Every bill creates winners and losers. Here's who stands to gain and who bears the cost.

Who Benefits

  • Families of crash victims and survivors — gain extended practical opportunity to pursue criminal accountability when identification or new evidence arises long after the collision.
  • County district attorneys and cold‑case prosecutors — receive a clearer statutory basis to file charges after forensic matches or witness IDs that appear late in an investigation.
  • Law enforcement investigative units and forensic labs — the new timing rules reduce pressure to close cases quickly for fear of losing prosecutorial windows and may justify extended reanalysis of evidence.
  • Communities concerned about impunity in serious hit‑and‑run incidents — the bill lowers the chance that anonymous perpetrators escape accountability solely due to delayed identification.

Who Bears the Cost

  • Persons accused of hit‑and‑run or related offenses — face revived exposure to prosecution for older conduct, which complicates defense planning and increases the risk of stale evidence and faded memories at trial.
  • Public defenders and private defense attorneys — must litigate new fact‑intensive tolling and ‘initial identification’ disputes, increasing pretrial motion practice and client counseling demands.
  • Courts and clerks — will see more motions and filings contesting timeliness, and judges will be asked to resolve novel factual questions about when identification or evasion occurred.
  • Local governments and prosecutors’ offices — may shoulder investigatory and record‑keeping costs to document initial identification dates and to justify tolling claims, with no dedicated funding mechanism in the bill.

Key Issues

The Core Tension

The central dilemma is straightforward: society has a strong interest in permitting prosecution of serious, identity‑dependent crimes discovered long after commission, yet defendants have a legitimate interest in repose and predictable, bright‑line limits on criminal exposure; AB 1193 pushes toward accountability at the cost of reopening older cases where evidence and memories have degraded, leaving courts to balance fairness against public safety.
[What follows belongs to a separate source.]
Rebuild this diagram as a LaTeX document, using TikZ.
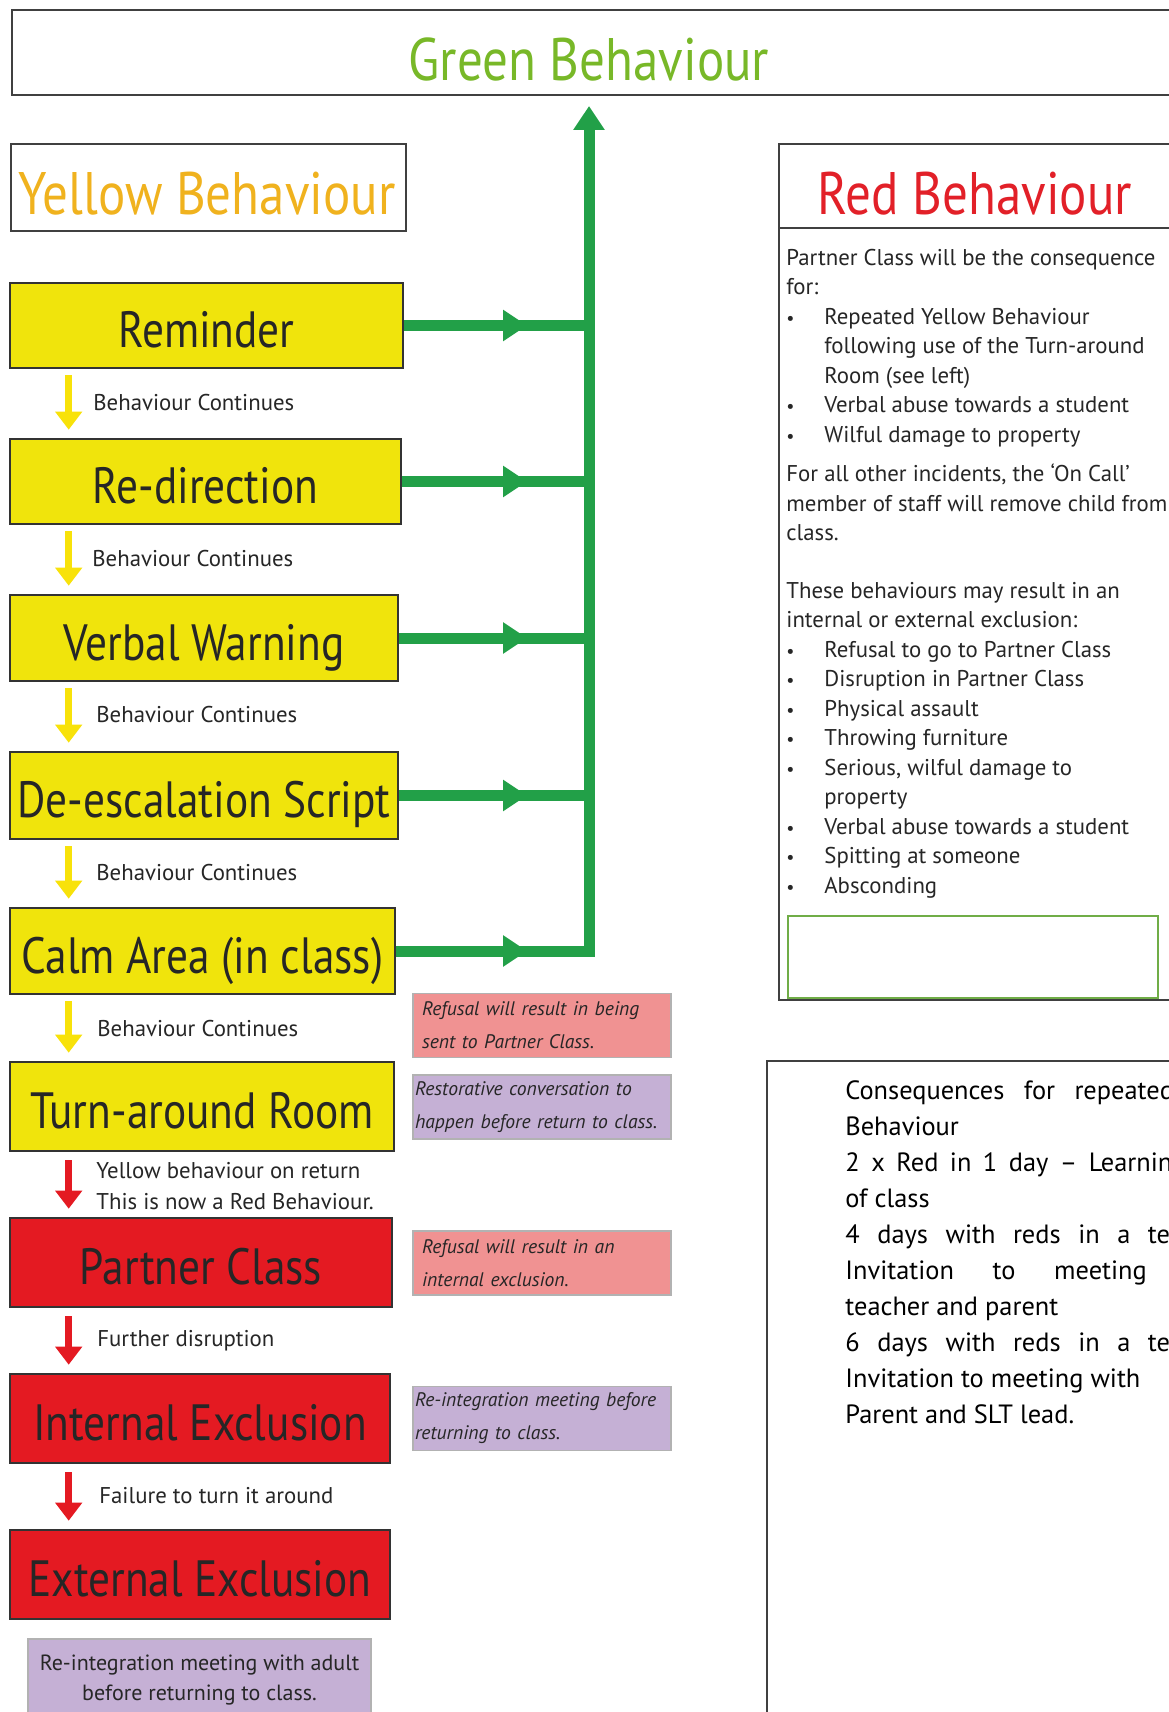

Several implementation questions are left unresolved. The statutory text relies on an undefined concept of when a person is “initially identified” by law enforcement; is that the date an officer writes a suspect’s name in an investigative report, the date a detective first names someone in an affidavit, the date a forensic lab provides a match, or something else?
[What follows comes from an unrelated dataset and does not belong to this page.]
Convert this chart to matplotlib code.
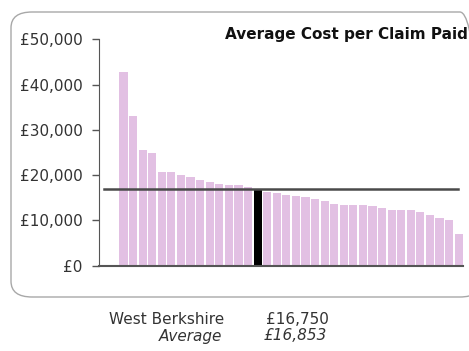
import numpy as np
import matplotlib.pyplot as plt
from matplotlib.patches import FancyBboxPatch

costs = [42700, 33000, 25600, 25000, 20600, 20600, 20100, 19500, 19000, 18400,
         18100, 17900, 17900, 17400, 16750, 16250, 16000, 15700, 15300, 15100,
         14750, 14400, 13700, 13500, 13500, 13500, 13200, 12700, 12300, 12200,
         12200, 11900, 11200, 10550, 10100, 6900]
highlight = 14  # West Berkshire
average = 16853
yticks = [0, 10000, 20000, 30000, 40000, 50000]
ytick_labels = ["£0", "£10,000", "£20,000", "£30,000", "£40,000", "£50,000"]

fig = plt.figure(figsize=(4.69, 3.51), dpi=100)

# rounded frame around the chart
box = FancyBboxPatch((11 / 469, 54 / 351), 470 / 469, 285 / 351,
                     boxstyle="round,pad=0,rounding_size=0.045",
                     transform=fig.transFigure, facecolor="none",
                     edgecolor="#a8a8a8", linewidth=1.0, zorder=-5)
fig.patches.append(box)

ax = fig.add_axes([0.2117, 0.243, 0.7755, 0.645])
ax.patch.set_visible(False)

x = np.arange(len(costs))
colors = ["#e2c0e3"] * len(costs)
colors[highlight] = "black"
bars = ax.bar(x, costs, width=0.85, color=colors, linewidth=0)
bars[highlight].set_width(0.9)
bars[highlight].set_clip_on(False)
bars[highlight].set_y(-300)
bars[highlight].set_height(costs[highlight] + 300)

ax.axhline(average, xmin=0.013, xmax=0.986, color="#4a4a4a", linewidth=1.8)

ax.set_xlim(-2.53, 35.45)
ax.set_ylim(0, 50000)
ax.set_yticks(yticks)
ax.set_yticklabels(ytick_labels, fontsize=11, color="#333333")
ax.set_xticks([])
ax.tick_params(axis="y", length=5, width=1, color="#555555", pad=7)
for s in ["top", "right"]:
    ax.spines[s].set_visible(False)
ax.spines["left"].set_color("#555555")
ax.spines["bottom"].set_color("#555555")
ax.spines["bottom"].set_linewidth(1.5)

fig.text(468 / 469, 1 - 34 / 351, "Average Cost per Claim Paid", ha="right",
         va="center", fontsize=11, fontweight="bold", color="#111111")

fig.text(224 / 469, 1 - 319 / 351, "West Berkshire", ha="right", va="center",
         fontsize=11, color="#333333")
fig.text(266 / 469, 1 - 319 / 351, "£16,750", ha="left", va="center",
         fontsize=11, color="#333333")
fig.text(222 / 469, 1 - 336 / 351, "Average", ha="right", va="center",
         fontsize=11, style="italic", color="#333333")
fig.text(264 / 469, 1 - 336 / 351, "£16,853", ha="left", va="center",
         fontsize=11, style="italic", color="#333333")

fig.savefig("out.png", dpi=100)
That ambiguity will generate early litigation and may produce uneven application across counties depending on law‑enforcement record practices.

Proof of purposeful out‑of‑state evasion is another evidentiary hurdle. The bill permits up to three years of tolling while a suspect remains outside California for the purpose of evading prosecution, but it does not specify the quantum of proof required to establish that purpose.
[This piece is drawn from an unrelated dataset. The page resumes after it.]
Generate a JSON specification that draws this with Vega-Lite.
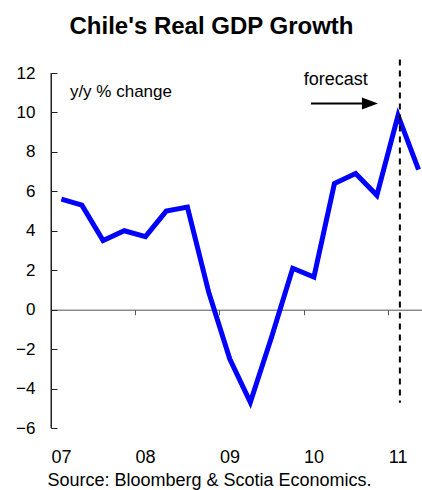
{
  "$schema": "https://vega.github.io/schema/vega-lite/v6.json",
  "width": 371,
  "height": 355,
  "autosize": {"type": "none"},
  "padding": {"left": 51, "top": 73, "right": 0, "bottom": 62},
  "background": "white",
  "config": {"view": {"stroke": null}, "font": "Liberation Sans", "axis": {"grid": false}},
  "title": {"text": "Chile's Real GDP Growth", "fontSize": 24, "fontWeight": "bold", "color": "black", "anchor": "middle", "dx": -25, "offset": 20},
  "resolve": {"axis": {"x": "independent", "y": "independent"}},
  "layer": [
    {
      "data": {"values": [
        {"quarter": "2007-02-15", "gdp": 5.6},
        {"quarter": "2007-05-15", "gdp": 5.3},
        {"quarter": "2007-08-15", "gdp": 3.5},
        {"quarter": "2007-11-15", "gdp": 4.0},
        {"quarter": "2008-02-15", "gdp": 3.7},
        {"quarter": "2008-05-15", "gdp": 5.0},
        {"quarter": "2008-08-15", "gdp": 5.2},
        {"quarter": "2008-11-15", "gdp": 0.9},
        {"quarter": "2009-02-15", "gdp": -2.5},
        {"quarter": "2009-05-15", "gdp": -4.7},
        {"quarter": "2009-08-15", "gdp": -1.4},
        {"quarter": "2009-11-15", "gdp": 2.1},
        {"quarter": "2010-02-15", "gdp": 1.65},
        {"quarter": "2010-05-15", "gdp": 6.4},
        {"quarter": "2010-08-15", "gdp": 6.9},
        {"quarter": "2010-11-15", "gdp": 5.8},
        {"quarter": "2011-02-15", "gdp": 9.85},
        {"quarter": "2011-05-15", "gdp": 7.1}
      ]},
      "mark": {"type": "line", "color": "#0000FF", "strokeWidth": 5, "strokeJoin": "miter"},
      "encoding": {
        "x": {
          "field": "quarter", "type": "temporal",
          "scale": {"domain": [{"year": 2007, "month": 1, "date": 1}, {"year": 2011, "month": 5, "date": 30}], "nice": false},
          "axis": {
            "orient": "bottom",
            "values": [{"year": 2007, "month": 1, "date": 1}, {"year": 2008, "month": 1, "date": 1}, {"year": 2009, "month": 1, "date": 1}, {"year": 2010, "month": 1, "date": 1}, {"year": 2011, "month": 1, "date": 1}],
            "format": "%y",
            "offset": -118.3,
            "domain": true,
            "ticks": true,
            "domainColor": "#555555",
            "tickColor": "#555555",
            "tickSize": 5,
            "labelOffset": 10,
            "labelPadding": 134,
            "labelFontSize": 18,
            "labelColor": "black",
            "labelFlush": false,
            "labelOverlap": false,
            "title": "Source: Bloomberg & Scotia Economics.",
            "titleFontSize": 18,
            "titleFontWeight": "normal",
            "titleColor": "black",
            "titleX": 158,
            "titleY": 171,
            "titleBaseline": "middle",
            "titleAlign": "center"
          }
        },
        "y": {
          "field": "gdp", "type": "quantitative",
          "scale": {"domain": [-6, 12], "nice": false, "zero": false},
          "axis": {
            "orient": "left",
            "values": [-6, -4, -2, 0, 2, 4, 6, 8, 10, 12],
            "title": null,
            "domain": true,
            "ticks": true,
            "domainColor": "#222222",
            "domainWidth": 1,
            "tickColor": "#222222",
            "tickWidth": 1,
            "tickSize": -6,
            "labelPadding": 22,
            "labelFontSize": 17,
            "labelColor": "black",
            "labelOverlap": false,
            "labelFlush": false
          }
        }
      }
    },
    {
      "data": {"values": [{"label": "y axis line"}]},
      "mark": {"type": "rule", "strokeWidth": 1, "color": "#222222"},
      "encoding": {
        "x": {"datum": {"year": 2007, "month": 1, "date": 1}, "type": "temporal", "axis": null},
        "y": {"datum": 12, "type": "quantitative", "axis": null},
        "y2": {"datum": -6}
      }
    },
    {
      "data": {"values": [{"label": "forecast start"}]},
      "mark": {"type": "rule", "strokeDash": [6, 5], "strokeWidth": 2, "color": "black"},
      "encoding": {
        "x": {"datum": {"year": 2011, "month": 2, "date": 23}, "type": "temporal", "axis": null},
        "y": {"datum": 12.68, "type": "quantitative", "axis": null},
        "y2": {"datum": -4.72}
      }
    },
    {
      "data": {"values": [{"label": "y/y % change"}]},
      "mark": {"type": "text", "align": "left", "baseline": "middle", "fontSize": 17, "color": "black"},
      "encoding": {
        "x": {"datum": {"year": 2007, "month": 3, "date": 24}, "type": "temporal", "axis": null},
        "y": {"datum": 11.05, "type": "quantitative", "axis": null},
        "text": {"field": "label"}
      }
    },
    {
      "data": {"values": [{"label": "forecast"}]},
      "mark": {"type": "text", "align": "center", "baseline": "middle", "fontSize": 18, "color": "black"},
      "encoding": {
        "x": {"datum": {"year": 2010, "month": 5, "date": 21}, "type": "temporal", "axis": null},
        "y": {"datum": 11.66, "type": "quantitative", "axis": null},
        "text": {"field": "label"}
      }
    },
    {
      "data": {"values": [{"label": "arrow"}]},
      "mark": {"type": "rule", "strokeWidth": 2, "color": "black"},
      "encoding": {
        "x": {"datum": {"year": 2010, "month": 2, "date": 2}, "type": "temporal", "axis": null},
        "x2": {"datum": {"year": 2010, "month": 10, "date": 16}},
        "y": {"datum": 10.45, "type": "quantitative", "axis": null}
      }
    },
    {
      "data": {"values": [{"label": "arrowhead"}]},
      "mark": {"type": "point", "shape": "M-1,-0.75L1,0L-1,0.75Z", "filled": true, "color": "black", "size": 256, "opacity": 1},
      "encoding": {
        "x": {"datum": {"year": 2010, "month": 10, "date": 16}, "type": "temporal", "axis": null},
        "y": {"datum": 10.45, "type": "quantitative", "axis": null}
      }
    }
  ]
}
Prosecutors will need to develop documentary evidence of flight intent (travel patterns, communications, extradition refusals), while defense counsel will attack both the sufficiency of that proof and the fairness of tolling in marginal cases. Finally, the bill’s assorted date references (including Jan. 1, 2026 and application to crimes after Jan. 1, 2021 in other subdivisions) create potentially tricky transitional questions about which cases may be revived, especially where earlier reforms or prior tolling doctrines were in flux.